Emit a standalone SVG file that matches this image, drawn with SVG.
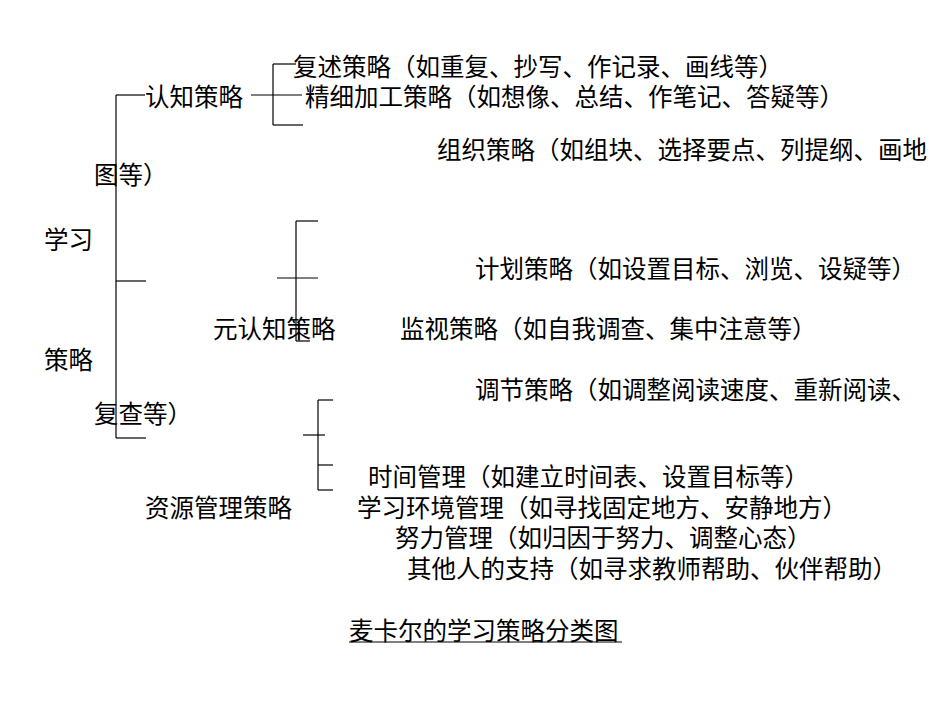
<svg xmlns="http://www.w3.org/2000/svg" width="950" height="713" viewBox="0 0 950 713">
<style>
text{font-family:"Noto Sans CJK SC","Liberation Sans",sans-serif;font-size:24.5px;fill:#000}
line{stroke:#000;stroke-width:1.2}
</style>
<rect width="950" height="713" fill="#fff"/>
<g id="connectors">
<line x1="116" y1="95" x2="116" y2="438"/><line x1="116" y1="95" x2="145" y2="95"/><line x1="116" y1="281" x2="146" y2="281"/><line x1="116" y1="438" x2="146" y2="438"/>
<line x1="273" y1="64" x2="273" y2="125"/><line x1="273" y1="64" x2="296" y2="64"/><line x1="251" y1="95" x2="302" y2="95"/><line x1="273" y1="125" x2="303" y2="125"/>
<line x1="296" y1="221" x2="296" y2="341"/><line x1="296" y1="221" x2="318" y2="221"/><line x1="277" y1="278" x2="318" y2="278"/><line x1="296" y1="341" x2="310" y2="341"/>
<line x1="318" y1="400" x2="318" y2="490"/><line x1="318" y1="400" x2="333" y2="400"/><line x1="303" y1="435" x2="325" y2="435"/><line x1="318" y1="465" x2="333" y2="465"/><line x1="318" y1="490" x2="333" y2="490"/>
</g>
<g id="root"><text x="44" y="249">学习</text><text x="44" y="369">策略</text></g>
<g id="cog"><text x="145" y="106">认知策略</text></g>
<g id="c1"><text x="293" y="76">复述策略（如重复、抄写、作记录、画线等）</text></g>
<g id="c2"><text x="305" y="106">精细加工策略（如想像、总结、作笔记、答疑等）</text></g>
<g id="c3"><text x="437" y="159">组织策略（如组块、选择要点、列提纲、画地</text><text x="94" y="184">图等）</text></g>
<g id="meta"><text x="213" y="338">元认知策略</text></g>
<g id="m1"><text x="475" y="278">计划策略（如设置目标、浏览、设疑等）</text></g>
<g id="m2"><text x="400" y="338">监视策略（如自我调查、集中注意等）</text></g>
<g id="m3"><text x="475" y="399">调节策略（如调整阅读速度、重新阅读、</text><text x="94" y="423">复查等）</text></g>
<g id="res"><text x="145" y="517">资源管理策略</text></g>
<g id="r1"><text x="368" y="486">时间管理（如建立时间表、设置目标等）</text></g>
<g id="r2"><text x="357" y="517">学习环境管理（如寻找固定地方、安静地方）</text></g>
<g id="r3"><text x="395" y="547">努力管理（如归因于努力、调整心态）</text></g>
<g id="r4"><text x="407" y="578">其他人的支持（如寻求教师帮助、伙伴帮助）</text></g>
<g id="title"><text x="349" y="640">麦卡尔的学习策略分类图</text><line x1="349" y1="642" x2="622" y2="642"/></g>
</svg>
==================================================
**Written problem**
Copy out every line of the material above exactly, skipping the pictures.

**Completed task**
Emit a standalone SVG file that matches this image, drawn with SVG.
<svg xmlns="http://www.w3.org/2000/svg" width="950" height="713" viewBox="0 0 950 713">
<style>
text{font-family:"Noto Sans CJK SC","Liberation Sans",sans-serif;font-size:24.5px;fill:#000}
line{stroke:#000;stroke-width:1.2}
</style>
<rect width="950" height="713" fill="#fff"/>
<g id="connectors">
<line x1="116" y1="95" x2="116" y2="438"/><line x1="116" y1="95" x2="145" y2="95"/><line x1="116" y1="281" x2="146" y2="281"/><line x1="116" y1="438" x2="146" y2="438"/>
<line x1="273" y1="64" x2="273" y2="125"/><line x1="273" y1="64" x2="296" y2="64"/><line x1="251" y1="95" x2="302" y2="95"/><line x1="273" y1="125" x2="303" y2="125"/>
<line x1="296" y1="221" x2="296" y2="341"/><line x1="296" y1="221" x2="318" y2="221"/><line x1="277" y1="278" x2="318" y2="278"/><line x1="296" y1="341" x2="310" y2="341"/>
<line x1="318" y1="400" x2="318" y2="490"/><line x1="318" y1="400" x2="333" y2="400"/><line x1="303" y1="435" x2="325" y2="435"/><line x1="318" y1="465" x2="333" y2="465"/><line x1="318" y1="490" x2="333" y2="490"/>
</g>
<g id="root"><text x="44" y="249">学习</text><text x="44" y="369">策略</text></g>
<g id="cog"><text x="145" y="106">认知策略</text></g>
<g id="c1"><text x="293" y="76">复述策略（如重复、抄写、作记录、画线等）</text></g>
<g id="c2"><text x="305" y="106">精细加工策略（如想像、总结、作笔记、答疑等）</text></g>
<g id="c3"><text x="437" y="159">组织策略（如组块、选择要点、列提纲、画地</text><text x="94" y="184">图等）</text></g>
<g id="meta"><text x="213" y="338">元认知策略</text></g>
<g id="m1"><text x="475" y="278">计划策略（如设置目标、浏览、设疑等）</text></g>
<g id="m2"><text x="400" y="338">监视策略（如自我调查、集中注意等）</text></g>
<g id="m3"><text x="475" y="399">调节策略（如调整阅读速度、重新阅读、</text><text x="94" y="423">复查等）</text></g>
<g id="res"><text x="145" y="517">资源管理策略</text></g>
<g id="r1"><text x="368" y="486">时间管理（如建立时间表、设置目标等）</text></g>
<g id="r2"><text x="357" y="517">学习环境管理（如寻找固定地方、安静地方）</text></g>
<g id="r3"><text x="395" y="547">努力管理（如归因于努力、调整心态）</text></g>
<g id="r4"><text x="407" y="578">其他人的支持（如寻求教师帮助、伙伴帮助）</text></g>
<g id="title"><text x="349" y="640">麦卡尔的学习策略分类图</text><line x1="349" y1="642" x2="622" y2="642"/></g>
</svg>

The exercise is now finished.